How to update buildings designed with nothing to hide? Tales from the renovation architects who know Louis Kahn best
I do not like ducts, I do not like pipes. I hate them really thoroughly, but because I hate them so thoroughly, I feel that they have to be given their place. If I just hated them and took no care, I think that they would invade the building and completely destroy it.

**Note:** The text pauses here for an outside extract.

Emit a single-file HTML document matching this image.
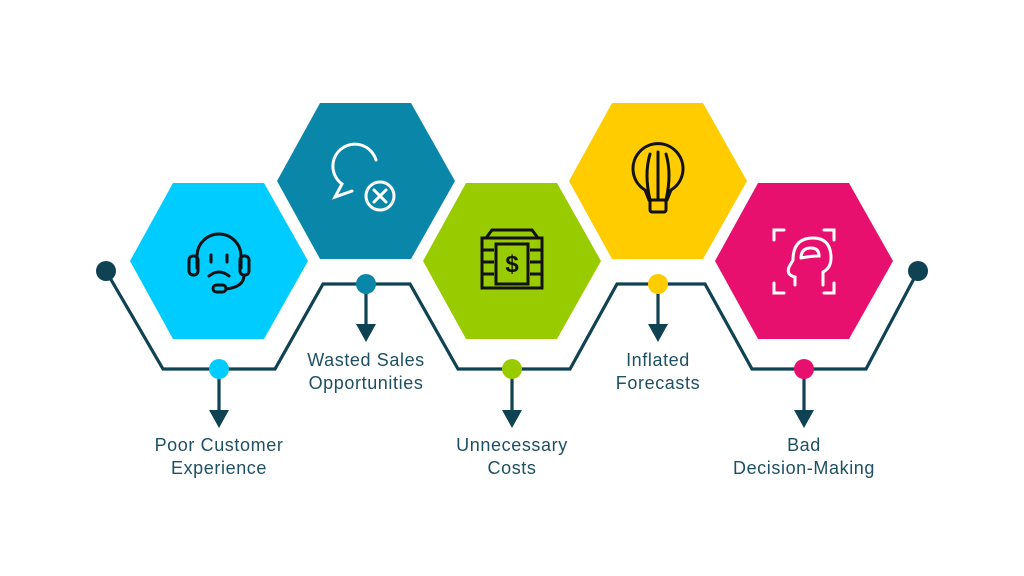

bq. Louis I. Kahn in World Architecture, 1964
Reyner Banham quotes Kahn in The Architecture of the Well-Tempered Environment (1969), a book that marks a critic’s first attempt to grapple with the technological innards of the building, his hand forced by an architect’s insistence on giving them form. Banham points to Kahn’s Richards Memorial Laboratories (1961), at the University of Pennsylvania, as the project that has caused him to retrace the steps of modernism, looking for poetry in radiators, overhangs, and curtain walls. “Effectively,” he writes, “what Kahn has done is to provide the laboratories with monumental cupboards in which the services he hates can be forgotten because [they are] outside the plan of ‘the building.’”
What Kahn could not put in a cupboard—faced in brick and grouped to form a protective carapace around the windowed labs that were the primary purpose of the building—he threaded through the concrete trusses of the ceilings, correctly assuming that most would be so distracted by the structure, they wouldn’t mind the spaghetti.
Banham continues, “This solution was taken to be universal and general, and imitation was so instant that Colin St John Wilson had to enquire (Perspecta VII) “Will ‘servant spaces’ be the next form of decoration?” And lo, they were, with the Centre Pompidou’s facade of pipes and ducts as chief example.